_Task statement_: Give all the lines below again, exactly, with no pictures.

_Data extract_:
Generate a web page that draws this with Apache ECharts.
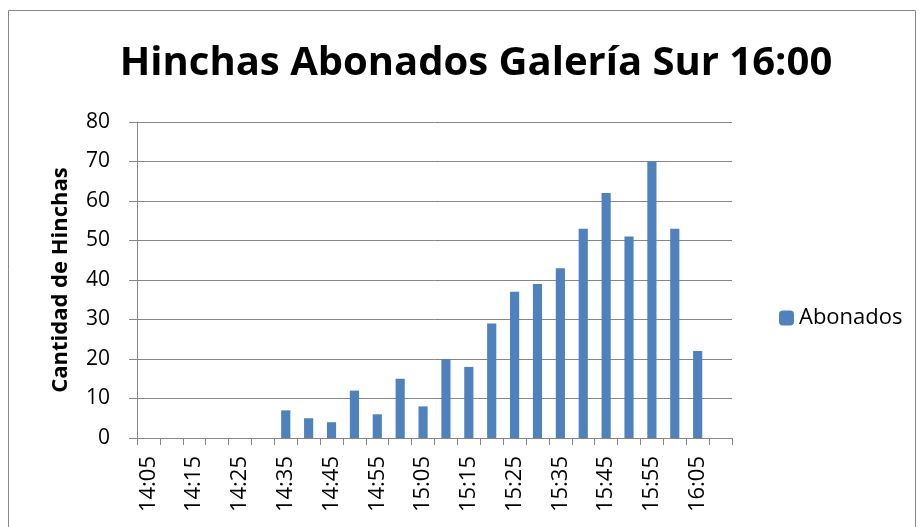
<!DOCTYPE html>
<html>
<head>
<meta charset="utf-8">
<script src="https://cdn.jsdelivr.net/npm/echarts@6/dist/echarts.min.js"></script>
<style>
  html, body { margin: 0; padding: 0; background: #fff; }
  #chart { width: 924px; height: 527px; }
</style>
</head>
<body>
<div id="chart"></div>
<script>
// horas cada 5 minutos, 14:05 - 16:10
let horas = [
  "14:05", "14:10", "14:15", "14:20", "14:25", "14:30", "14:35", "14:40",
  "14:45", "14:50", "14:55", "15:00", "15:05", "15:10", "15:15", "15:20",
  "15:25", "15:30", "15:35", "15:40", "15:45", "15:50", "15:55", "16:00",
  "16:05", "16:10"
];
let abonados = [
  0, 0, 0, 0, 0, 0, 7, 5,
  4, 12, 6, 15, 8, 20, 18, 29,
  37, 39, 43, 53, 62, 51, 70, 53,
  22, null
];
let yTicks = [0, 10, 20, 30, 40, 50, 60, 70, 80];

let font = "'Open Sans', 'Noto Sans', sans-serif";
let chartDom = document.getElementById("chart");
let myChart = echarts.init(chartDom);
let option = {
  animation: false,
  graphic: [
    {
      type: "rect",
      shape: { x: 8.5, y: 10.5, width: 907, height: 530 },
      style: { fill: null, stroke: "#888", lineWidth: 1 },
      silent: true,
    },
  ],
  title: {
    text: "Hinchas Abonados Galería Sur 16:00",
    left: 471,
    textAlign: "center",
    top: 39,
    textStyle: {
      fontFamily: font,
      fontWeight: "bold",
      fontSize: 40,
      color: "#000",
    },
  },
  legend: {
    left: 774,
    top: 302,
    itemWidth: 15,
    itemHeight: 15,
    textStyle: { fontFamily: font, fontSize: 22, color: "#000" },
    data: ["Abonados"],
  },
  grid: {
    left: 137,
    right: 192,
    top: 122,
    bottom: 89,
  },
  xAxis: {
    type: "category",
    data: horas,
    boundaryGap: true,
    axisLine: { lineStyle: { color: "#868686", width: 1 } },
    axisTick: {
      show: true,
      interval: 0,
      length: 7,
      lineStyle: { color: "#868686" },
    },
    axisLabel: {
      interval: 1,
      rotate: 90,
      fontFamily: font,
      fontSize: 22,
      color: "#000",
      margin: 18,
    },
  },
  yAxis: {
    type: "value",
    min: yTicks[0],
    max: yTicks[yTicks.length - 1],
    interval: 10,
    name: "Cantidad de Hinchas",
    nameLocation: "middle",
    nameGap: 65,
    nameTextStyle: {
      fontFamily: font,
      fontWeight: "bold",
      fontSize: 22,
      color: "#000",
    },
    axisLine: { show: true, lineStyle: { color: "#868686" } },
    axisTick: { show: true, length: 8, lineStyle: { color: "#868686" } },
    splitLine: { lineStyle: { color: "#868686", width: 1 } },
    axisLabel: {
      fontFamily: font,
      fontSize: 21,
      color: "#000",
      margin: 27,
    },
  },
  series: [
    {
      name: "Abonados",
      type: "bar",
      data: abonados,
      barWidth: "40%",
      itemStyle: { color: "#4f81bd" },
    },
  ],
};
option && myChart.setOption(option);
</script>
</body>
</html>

_The answer_:
Generate a web page that draws this with Apache ECharts.
<!DOCTYPE html>
<html>
<head>
<meta charset="utf-8">
<script src="https://cdn.jsdelivr.net/npm/echarts@6/dist/echarts.min.js"></script>
<style>
  html, body { margin: 0; padding: 0; background: #fff; }
  #chart { width: 924px; height: 527px; }
</style>
</head>
<body>
<div id="chart"></div>
<script>
// horas cada 5 minutos, 14:05 - 16:10
let horas = [
  "14:05", "14:10", "14:15", "14:20", "14:25", "14:30", "14:35", "14:40",
  "14:45", "14:50", "14:55", "15:00", "15:05", "15:10", "15:15", "15:20",
  "15:25", "15:30", "15:35", "15:40", "15:45", "15:50", "15:55", "16:00",
  "16:05", "16:10"
];
let abonados = [
  0, 0, 0, 0, 0, 0, 7, 5,
  4, 12, 6, 15, 8, 20, 18, 29,
  37, 39, 43, 53, 62, 51, 70, 53,
  22, null
];
let yTicks = [0, 10, 20, 30, 40, 50, 60, 70, 80];

let font = "'Open Sans', 'Noto Sans', sans-serif";
let chartDom = document.getElementById("chart");
let myChart = echarts.init(chartDom);
let option = {
  animation: false,
  graphic: [
    {
      type: "rect",
      shape: { x: 8.5, y: 10.5, width: 907, height: 530 },
      style: { fill: null, stroke: "#888", lineWidth: 1 },
      silent: true,
    },
  ],
  title: {
    text: "Hinchas Abonados Galería Sur 16:00",
    left: 471,
    textAlign: "center",
    top: 39,
    textStyle: {
      fontFamily: font,
      fontWeight: "bold",
      fontSize: 40,
      color: "#000",
    },
  },
  legend: {
    left: 774,
    top: 302,
    itemWidth: 15,
    itemHeight: 15,
    textStyle: { fontFamily: font, fontSize: 22, color: "#000" },
    data: ["Abonados"],
  },
  grid: {
    left: 137,
    right: 192,
    top: 122,
    bottom: 89,
  },
  xAxis: {
    type: "category",
    data: horas,
    boundaryGap: true,
    axisLine: { lineStyle: { color: "#868686", width: 1 } },
    axisTick: {
      show: true,
      interval: 0,
      length: 7,
      lineStyle: { color: "#868686" },
    },
    axisLabel: {
      interval: 1,
      rotate: 90,
      fontFamily: font,
      fontSize: 22,
      color: "#000",
      margin: 18,
    },
  },
  yAxis: {
    type: "value",
    min: yTicks[0],
    max: yTicks[yTicks.length - 1],
    interval: 10,
    name: "Cantidad de Hinchas",
    nameLocation: "middle",
    nameGap: 65,
    nameTextStyle: {
      fontFamily: font,
      fontWeight: "bold",
      fontSize: 22,
      color: "#000",
    },
    axisLine: { show: true, lineStyle: { color: "#868686" } },
    axisTick: { show: true, length: 8, lineStyle: { color: "#868686" } },
    splitLine: { lineStyle: { color: "#868686", width: 1 } },
    axisLabel: {
      fontFamily: font,
      fontSize: 21,
      color: "#000",
      margin: 27,
    },
  },
  series: [
    {
      name: "Abonados",
      type: "bar",
      data: abonados,
      barWidth: "40%",
      itemStyle: { color: "#4f81bd" },
    },
  ],
};
option && myChart.setOption(option);
</script>
</body>
</html>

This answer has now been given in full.